> [Exercise directions] Find and copy each line of the records where the string "this" shows up.

> [Data supplied]
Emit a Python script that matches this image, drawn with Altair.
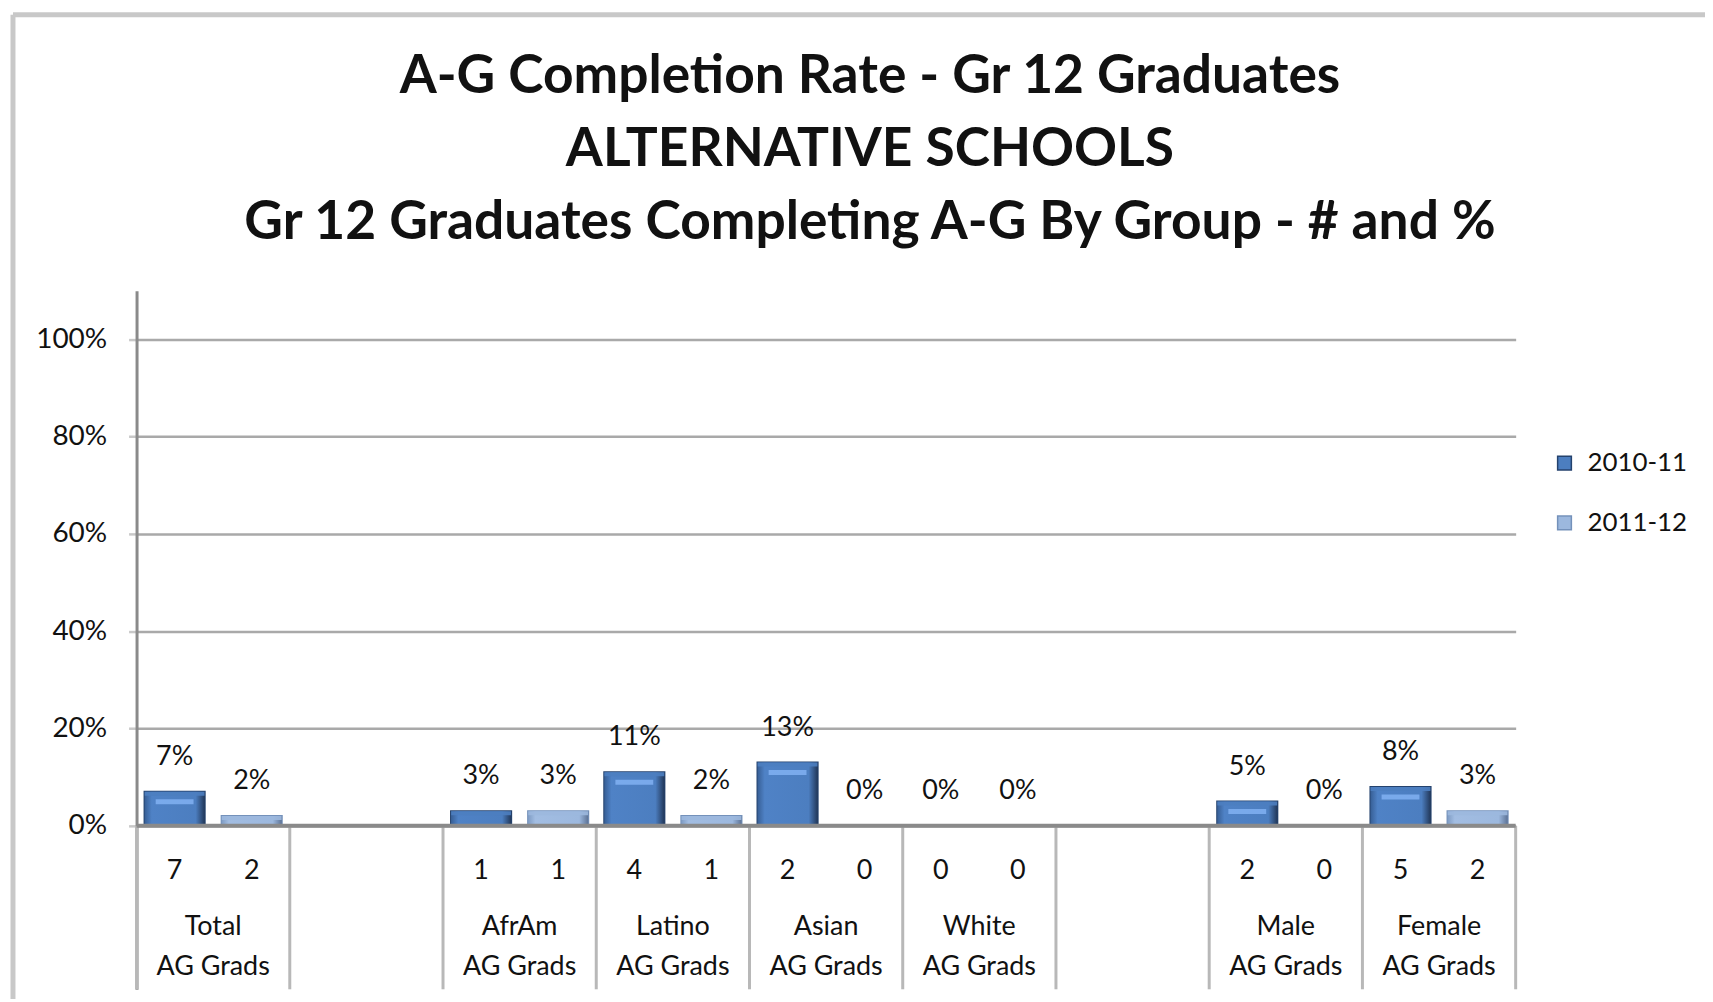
==
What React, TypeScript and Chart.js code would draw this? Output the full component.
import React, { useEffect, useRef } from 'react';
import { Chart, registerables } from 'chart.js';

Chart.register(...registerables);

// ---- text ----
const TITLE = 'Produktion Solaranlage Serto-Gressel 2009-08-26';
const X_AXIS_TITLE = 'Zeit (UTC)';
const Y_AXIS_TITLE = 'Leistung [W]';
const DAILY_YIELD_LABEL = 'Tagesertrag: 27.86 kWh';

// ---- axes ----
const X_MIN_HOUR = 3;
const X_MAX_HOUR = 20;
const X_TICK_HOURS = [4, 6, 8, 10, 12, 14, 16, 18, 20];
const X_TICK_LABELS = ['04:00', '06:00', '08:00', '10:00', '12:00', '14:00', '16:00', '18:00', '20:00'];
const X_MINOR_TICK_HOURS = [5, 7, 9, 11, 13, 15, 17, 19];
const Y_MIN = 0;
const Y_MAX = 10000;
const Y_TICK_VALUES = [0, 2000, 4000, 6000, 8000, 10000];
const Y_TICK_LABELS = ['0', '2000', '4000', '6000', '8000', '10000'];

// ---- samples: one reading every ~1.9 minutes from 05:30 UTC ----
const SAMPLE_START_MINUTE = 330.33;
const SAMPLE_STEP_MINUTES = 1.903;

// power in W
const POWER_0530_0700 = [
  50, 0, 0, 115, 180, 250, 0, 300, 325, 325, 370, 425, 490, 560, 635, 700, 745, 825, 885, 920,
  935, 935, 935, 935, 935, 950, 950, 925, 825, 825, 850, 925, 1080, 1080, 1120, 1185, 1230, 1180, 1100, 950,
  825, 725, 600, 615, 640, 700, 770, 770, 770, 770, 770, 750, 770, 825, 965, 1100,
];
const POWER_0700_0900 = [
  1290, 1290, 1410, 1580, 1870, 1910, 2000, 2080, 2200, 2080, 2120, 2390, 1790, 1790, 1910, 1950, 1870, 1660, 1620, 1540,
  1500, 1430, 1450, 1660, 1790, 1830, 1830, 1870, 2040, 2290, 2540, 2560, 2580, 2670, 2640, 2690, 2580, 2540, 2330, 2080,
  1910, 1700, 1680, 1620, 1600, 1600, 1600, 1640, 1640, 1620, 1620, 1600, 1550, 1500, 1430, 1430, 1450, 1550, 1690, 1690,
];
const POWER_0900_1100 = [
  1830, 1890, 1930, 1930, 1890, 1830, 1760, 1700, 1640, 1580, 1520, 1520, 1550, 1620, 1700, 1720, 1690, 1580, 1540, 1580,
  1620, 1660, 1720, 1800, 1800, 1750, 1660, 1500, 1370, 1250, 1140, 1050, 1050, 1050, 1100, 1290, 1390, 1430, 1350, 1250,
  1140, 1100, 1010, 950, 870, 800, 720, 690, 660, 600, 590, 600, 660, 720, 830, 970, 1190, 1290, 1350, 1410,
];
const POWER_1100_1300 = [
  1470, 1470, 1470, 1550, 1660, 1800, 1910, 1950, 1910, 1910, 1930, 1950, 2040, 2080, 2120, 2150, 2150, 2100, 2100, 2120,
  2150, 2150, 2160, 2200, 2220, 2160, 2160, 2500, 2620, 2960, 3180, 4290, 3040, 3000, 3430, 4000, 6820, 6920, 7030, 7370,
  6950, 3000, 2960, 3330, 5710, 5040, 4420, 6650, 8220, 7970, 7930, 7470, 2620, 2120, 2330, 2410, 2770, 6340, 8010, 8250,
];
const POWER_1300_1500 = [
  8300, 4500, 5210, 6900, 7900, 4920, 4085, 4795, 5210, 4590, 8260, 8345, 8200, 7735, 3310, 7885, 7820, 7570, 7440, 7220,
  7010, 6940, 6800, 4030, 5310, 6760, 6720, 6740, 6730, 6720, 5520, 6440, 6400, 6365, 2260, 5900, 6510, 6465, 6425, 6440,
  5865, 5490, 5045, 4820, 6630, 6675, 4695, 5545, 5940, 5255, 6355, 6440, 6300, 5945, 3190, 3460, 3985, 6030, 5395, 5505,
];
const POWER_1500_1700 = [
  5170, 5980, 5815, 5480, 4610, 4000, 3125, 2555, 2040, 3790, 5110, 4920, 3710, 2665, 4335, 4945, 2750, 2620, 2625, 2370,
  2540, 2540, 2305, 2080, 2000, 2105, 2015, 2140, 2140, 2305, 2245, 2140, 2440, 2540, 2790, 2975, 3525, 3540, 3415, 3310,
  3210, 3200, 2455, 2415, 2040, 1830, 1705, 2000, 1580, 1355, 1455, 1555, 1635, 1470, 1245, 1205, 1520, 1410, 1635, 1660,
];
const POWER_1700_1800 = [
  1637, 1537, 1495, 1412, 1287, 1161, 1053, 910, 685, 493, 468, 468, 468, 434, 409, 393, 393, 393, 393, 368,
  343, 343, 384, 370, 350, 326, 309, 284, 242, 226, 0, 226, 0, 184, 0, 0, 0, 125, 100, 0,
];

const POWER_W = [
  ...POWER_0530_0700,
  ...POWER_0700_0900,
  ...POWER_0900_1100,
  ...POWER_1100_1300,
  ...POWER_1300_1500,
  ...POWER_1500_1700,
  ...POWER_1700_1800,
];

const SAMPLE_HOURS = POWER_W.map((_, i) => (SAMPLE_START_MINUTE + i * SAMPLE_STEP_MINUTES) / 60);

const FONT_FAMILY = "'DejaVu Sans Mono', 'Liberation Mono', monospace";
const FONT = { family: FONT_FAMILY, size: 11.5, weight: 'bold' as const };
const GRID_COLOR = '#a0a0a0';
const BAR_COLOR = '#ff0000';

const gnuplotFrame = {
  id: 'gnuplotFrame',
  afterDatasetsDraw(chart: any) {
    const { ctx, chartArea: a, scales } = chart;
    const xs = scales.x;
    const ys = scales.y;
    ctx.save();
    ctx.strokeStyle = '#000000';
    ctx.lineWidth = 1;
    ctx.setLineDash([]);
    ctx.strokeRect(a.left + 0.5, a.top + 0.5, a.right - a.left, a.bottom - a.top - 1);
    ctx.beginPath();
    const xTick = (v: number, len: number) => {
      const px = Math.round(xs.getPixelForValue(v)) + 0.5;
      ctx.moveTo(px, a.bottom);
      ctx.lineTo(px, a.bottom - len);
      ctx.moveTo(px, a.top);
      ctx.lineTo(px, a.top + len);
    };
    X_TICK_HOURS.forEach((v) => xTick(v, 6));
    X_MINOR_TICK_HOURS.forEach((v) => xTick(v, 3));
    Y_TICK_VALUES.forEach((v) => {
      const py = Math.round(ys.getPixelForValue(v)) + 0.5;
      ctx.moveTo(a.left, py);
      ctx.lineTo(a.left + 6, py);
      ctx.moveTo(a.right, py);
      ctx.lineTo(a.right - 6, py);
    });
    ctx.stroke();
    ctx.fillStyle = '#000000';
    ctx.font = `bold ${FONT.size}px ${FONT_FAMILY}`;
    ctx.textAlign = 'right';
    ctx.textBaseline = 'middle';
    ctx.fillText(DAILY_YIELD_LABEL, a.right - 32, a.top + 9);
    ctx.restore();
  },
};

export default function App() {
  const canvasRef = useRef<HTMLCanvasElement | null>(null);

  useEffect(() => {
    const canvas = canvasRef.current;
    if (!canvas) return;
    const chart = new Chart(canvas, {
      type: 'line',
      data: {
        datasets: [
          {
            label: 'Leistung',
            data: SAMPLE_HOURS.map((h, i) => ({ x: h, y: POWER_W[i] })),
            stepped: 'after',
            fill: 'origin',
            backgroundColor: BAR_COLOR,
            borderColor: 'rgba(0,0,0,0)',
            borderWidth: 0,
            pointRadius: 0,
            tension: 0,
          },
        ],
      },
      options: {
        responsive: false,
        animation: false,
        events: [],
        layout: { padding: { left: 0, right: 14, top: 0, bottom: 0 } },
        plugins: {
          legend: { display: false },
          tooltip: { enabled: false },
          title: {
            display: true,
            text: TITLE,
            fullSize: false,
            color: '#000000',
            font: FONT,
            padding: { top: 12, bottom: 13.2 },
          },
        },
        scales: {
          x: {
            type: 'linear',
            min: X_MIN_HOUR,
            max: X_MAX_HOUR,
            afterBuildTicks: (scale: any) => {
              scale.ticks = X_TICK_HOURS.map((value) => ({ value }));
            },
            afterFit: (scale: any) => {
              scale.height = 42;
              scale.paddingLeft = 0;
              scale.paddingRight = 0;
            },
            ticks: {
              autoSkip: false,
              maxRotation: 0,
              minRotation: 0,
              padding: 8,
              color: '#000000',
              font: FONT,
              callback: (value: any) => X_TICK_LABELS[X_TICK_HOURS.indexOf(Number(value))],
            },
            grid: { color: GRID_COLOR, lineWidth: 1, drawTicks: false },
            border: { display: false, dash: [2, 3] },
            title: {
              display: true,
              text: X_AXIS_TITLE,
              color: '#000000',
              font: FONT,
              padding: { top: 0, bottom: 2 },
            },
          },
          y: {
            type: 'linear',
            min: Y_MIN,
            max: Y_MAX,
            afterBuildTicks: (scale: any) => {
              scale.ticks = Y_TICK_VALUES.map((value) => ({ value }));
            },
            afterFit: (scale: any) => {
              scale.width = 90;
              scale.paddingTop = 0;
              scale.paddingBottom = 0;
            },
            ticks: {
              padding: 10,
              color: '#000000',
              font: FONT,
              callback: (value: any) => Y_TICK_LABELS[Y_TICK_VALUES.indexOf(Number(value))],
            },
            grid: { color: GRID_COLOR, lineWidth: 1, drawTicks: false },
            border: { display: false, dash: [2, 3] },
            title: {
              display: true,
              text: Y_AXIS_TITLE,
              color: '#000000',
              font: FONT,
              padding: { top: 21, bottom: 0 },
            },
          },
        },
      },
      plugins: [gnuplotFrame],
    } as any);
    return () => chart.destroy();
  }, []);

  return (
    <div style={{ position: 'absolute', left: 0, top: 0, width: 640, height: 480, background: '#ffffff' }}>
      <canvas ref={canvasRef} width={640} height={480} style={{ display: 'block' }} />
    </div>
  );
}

> [Problem solution]
Emit a Python script that matches this image, drawn with Altair.
What React, TypeScript and Chart.js code would draw this? Output the full component.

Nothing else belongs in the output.